Il succède à son père Guillaume III Tête d'Étoupe, qui abdique en 963. Son règne est marqué par les nombreux conflits qui l'opposent aux seigneurs voisins, au premier rang desquels le comte d'Anjou, Geoffroi Grisegonelle, qui lui dispute la place de Loudun. Ses efforts pour doter son duché d'une puissance comparable à celle de l'ancien royaume d'Aquitaine le conduisent à entrer en lutte contre Hugues Capet, dont il refuse, dans un premier temps, de reconnaître la légitimité royale, allant jusqu'à recueillir les enfants de l'ultime prétendant carolingien, Charles de Lorraine. Cependant, il doit finalement se soumettre au roi, confronté à la menace imminente d'un siège de sa capitale, Poitiers. Avant d'abdiquer, en 990, pour se retirer, comme l'avait fait son père, au monastère de Saint-Maixent, Guillaume Fierabras parvient à transmettre à son fils, Guillaume V, un pouvoir solidement assis, tant du point de vue territorial qu'idéologique. De son règne, plutôt mal connu, semblent en effet dater l'usage systéma-tique du titre de dux Aquitanorum et la coutume, pour les ducs d'Aquitaine, de se faire couronner dans la cathédrale de Limoges ; de telles pratiques, développées par ses successeurs, sont le signe d'une politique dynastique désireuse de marquer l'indépendance du duché par rapport au pouvoir royal.

Guillaume V le Grand,

duc des Aquitains et comte de Poitiers, l'un des plus grands princes du royaume au début du XIe siècle (vers 960 - Maillezais, Vendée, 1030).

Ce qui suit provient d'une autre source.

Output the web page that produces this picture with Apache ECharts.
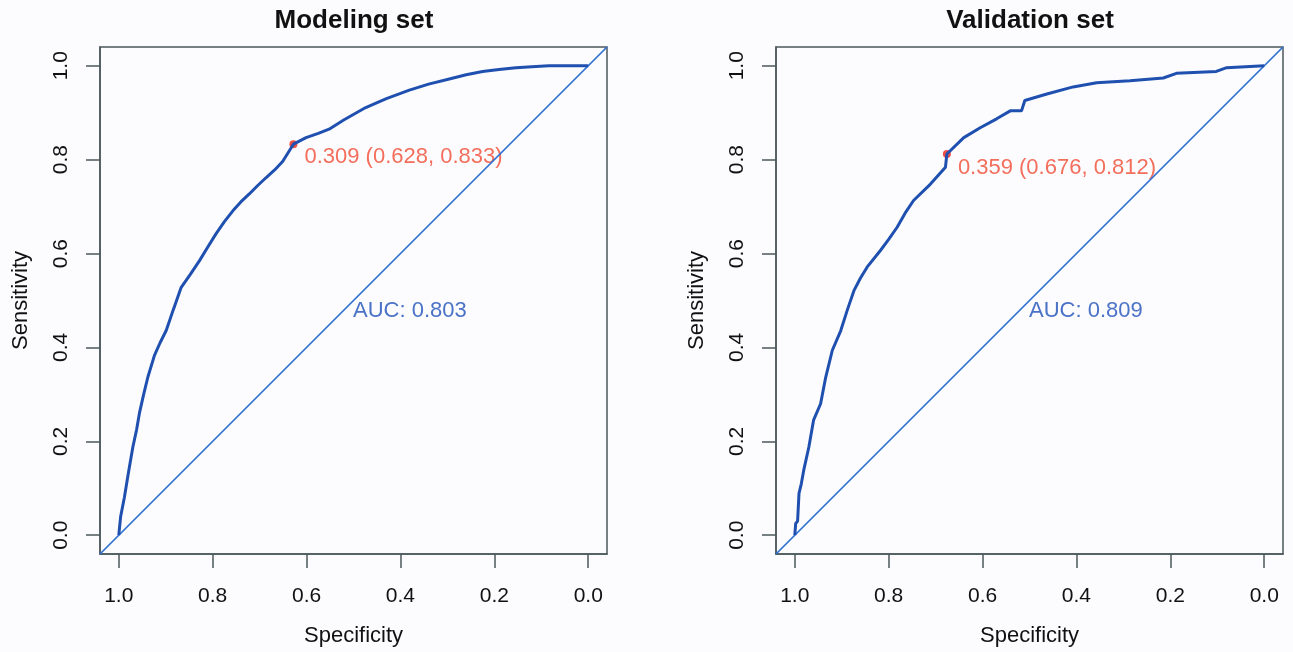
<!DOCTYPE html>
<html>
<head>
<meta charset="utf-8">
<title>ROC curves</title>
<script src="https://cdn.jsdelivr.net/npm/echarts@6/dist/echarts.min.js"></script>
<style>
  html, body { margin: 0; padding: 0; background: #fcfcfe; }
  #chart { width: 1293px; height: 652px; }
</style>
</head>
<body>
<div id="chart"></div>
<script>
// ROC data: specificity / sensitivity pairs
const modelSpec = [1.000, 0.996, 0.988, 0.980, 0.970, 0.962, 0.956, 0.947, 0.938, 0.924, 0.912, 0.899,
  0.884, 0.867, 0.848, 0.828, 0.811, 0.793, 0.775, 0.757, 0.740, 0.722, 0.704, 0.686, 0.668, 0.651,
  0.628, 0.601, 0.575, 0.552, 0.520, 0.474, 0.430, 0.381, 0.340, 0.296, 0.260, 0.225, 0.190, 0.154,
  0.120, 0.084, 0.000]
const modelSens = [0.000, 0.040, 0.081, 0.130, 0.188, 0.225, 0.260, 0.300, 0.337, 0.383, 0.410, 0.436,
  0.480, 0.528, 0.555, 0.585, 0.613, 0.642, 0.668, 0.691, 0.710, 0.727, 0.745, 0.762, 0.778, 0.796,
  0.833, 0.847, 0.856, 0.865, 0.885, 0.911, 0.930, 0.948, 0.961, 0.972, 0.981, 0.988, 0.992, 0.996,
  0.998, 1.000, 1.000]

const validSpec = [1.000, 0.998, 0.998, 0.994, 0.991, 0.986, 0.981, 0.970, 0.960, 0.945, 0.934, 0.920,
  0.902, 0.888, 0.874, 0.860, 0.846, 0.818, 0.800, 0.782, 0.765, 0.747, 0.711, 0.679, 0.676, 0.640,
  0.605, 0.570, 0.541, 0.517, 0.510, 0.463, 0.407, 0.357, 0.286, 0.215, 0.187, 0.102, 0.080, 0.000]
const validSens = [0.000, 0.000, 0.025, 0.030, 0.089, 0.110, 0.138, 0.188, 0.245, 0.280, 0.337, 0.394,
  0.436, 0.480, 0.521, 0.548, 0.571, 0.606, 0.630, 0.656, 0.686, 0.713, 0.748, 0.784, 0.812, 0.847,
  0.868, 0.887, 0.904, 0.904, 0.926, 0.940, 0.955, 0.964, 0.968, 0.974, 0.984, 0.988, 0.996, 1.000]

const panelTitles = ['Modeling set', 'Validation set']
const bestThres = [
  { thres: 0.309, spec: 0.628, sens: 0.833 },
  { thres: 0.359, spec: 0.676, sens: 0.812 }
]
const aucValues = [0.803, 0.809]
const aucPos = [0.5, 0.5]
const tickValues = [0, 0.2, 0.4, 0.6, 0.8, 1.0]
const chanceLine = [[1.04, -0.04], [-0.04, 1.04]]

const font = '"Liberation Sans", Arial, Helvetica, sans-serif'
const boxColor = '#4b585c'
const curveColor = '#1f50b0'
const diagColor = '#2f70d4'
const gridLefts = [100, 776]

function pairs(xs, ys) {
  return xs.map((x, i) => [x, ys[i]])
}

function makeAxis(idx, isX) {
  return {
    type: 'value',
    gridIndex: idx,
    min: -0.04,
    max: 1.04,
    inverse: isX,
    name: isX ? 'Specificity' : 'Sensitivity',
    nameLocation: 'middle',
    nameGap: isX ? 71 : 68,
    nameTextStyle: { fontFamily: font, fontSize: 22, color: '#111' },
    axisLine: { show: true, onZero: false, lineStyle: { color: boxColor, width: 1.5 } },
    axisTick: {
      show: true,
      length: 14,
      customValues: tickValues,
      lineStyle: { color: boxColor, width: 1.5 }
    },
    axisLabel: {
      customValues: tickValues,
      rotate: isX ? 0 : 90,
      margin: isX ? 32 : 28,
      fontFamily: font,
      fontSize: 21,
      color: '#111',
      formatter: v => v.toFixed(1)
    },
    splitLine: { show: false }
  }
}

const curves = [pairs(modelSpec, modelSens), pairs(validSpec, validSens)]
const labelOffsets = [[0, 13], [0, 14]]

const grids = []
const xAxes = []
const yAxes = []
const titles = []
const series = []

for (let i = 0; i < 2; i++) {
  grids.push({
    left: gridLefts[i], top: 47, width: 507, height: 507,
    show: true, borderColor: boxColor, borderWidth: 1.5, backgroundColor: 'transparent'
  })
  xAxes.push(makeAxis(i, true))
  yAxes.push(makeAxis(i, false))
  titles.push({
    text: panelTitles[i],
    left: gridLefts[i] + 254,
    top: 8,
    padding: 0,
    textAlign: 'center',
    textStyle: { fontFamily: font, fontSize: 26, fontWeight: 'bold', color: '#111' }
  })
  series.push({
    type: 'line',
    xAxisIndex: i, yAxisIndex: i,
    data: chanceLine,
    symbol: 'none',
    silent: true,
    lineStyle: { color: diagColor, width: 1.7 }
  })
  series.push({
    type: 'line',
    xAxisIndex: i, yAxisIndex: i,
    data: curves[i],
    symbol: 'none',
    lineStyle: { color: curveColor, width: 3 }
  })
  const b = bestThres[i]
  series.push({
    type: 'scatter',
    xAxisIndex: i, yAxisIndex: i,
    data: [[b.spec, b.sens]],
    symbolSize: 8,
    itemStyle: { color: '#e8241c' },
    label: {
      show: true,
      position: 'right',
      distance: 7,
      offset: labelOffsets[i],
      formatter: b.thres.toFixed(3) + ' (' + b.spec.toFixed(3) + ', ' + b.sens.toFixed(3) + ')',
      fontFamily: font,
      fontSize: 22,
      color: '#f04a32'
    }
  })
  series.push({
    type: 'scatter',
    xAxisIndex: i, yAxisIndex: i,
    data: [aucPos],
    symbolSize: 1,
    silent: true,
    itemStyle: { color: 'rgba(0,0,0,0)' },
    label: {
      show: true,
      position: [0, 0],
      align: 'left',
      verticalAlign: 'top',
      formatter: 'AUC: ' + aucValues[i].toFixed(3),
      fontFamily: font,
      fontSize: 22,
      color: '#1d4fb8'
    }
  })
}

const chart = echarts.init(document.getElementById('chart'))
chart.setOption({
  backgroundColor: '#fcfcfe',
  animation: false,
  title: titles,
  grid: grids,
  xAxis: xAxes,
  yAxis: yAxes,
  series: series
})
window.addEventListener('resize', function() {
  chart.resize()
})
</script>
</body>
</html>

Après la retraite de son père, Guillaume IV Fierabras, au monastère de Saint-Maixent, en 990, Guillaume hérite de l'Aquitaine, qui fut à plusieurs reprises un véritable royaume. Il domine alors tout le sud du royaume de France et semble, aux yeux de ses contemporains, bien plus puissant que son cousin, Robert II le Pieux (roi de 996 à 1031). Les relations qu'il entretient avec les rois de Castille, de Navarre, d'Angleterre et du Danemark, ou avec l'empereur Henri II, ainsi que ses pèlerinages à Rome et Compostelle, concourent au prestige de ce prince en Europe. Vers 1024, il est même pressenti pour devenir roi d'Italie. Mais sa puissance s'avère très fragile : vigoureusement contesté par les comtes de la Marche et par les seigneurs châtelains poitevins (les Lusignan, les Châtellerault, les Rancogne), son pouvoir ne s'impose guère que dans le comté de Poitiers. Pour faire face à la crise châtelaine, Guillaume recherche l'appui de l'Église. Il fait appel à l'évêque Fulbert de Chartres (vers 960-1028) et soutient le mouvement de la Paix de Dieu : il préside ainsi, après 1010, les conciles de paix de Charroux et de Poitiers. Il encourage aussi la diffusion du monachisme clunisien en Aquitaine et assure l'essor des abbayes fondées par ses parents à Bourgueil et Maillezais, où il prend l'habit monastique peu avant sa mort.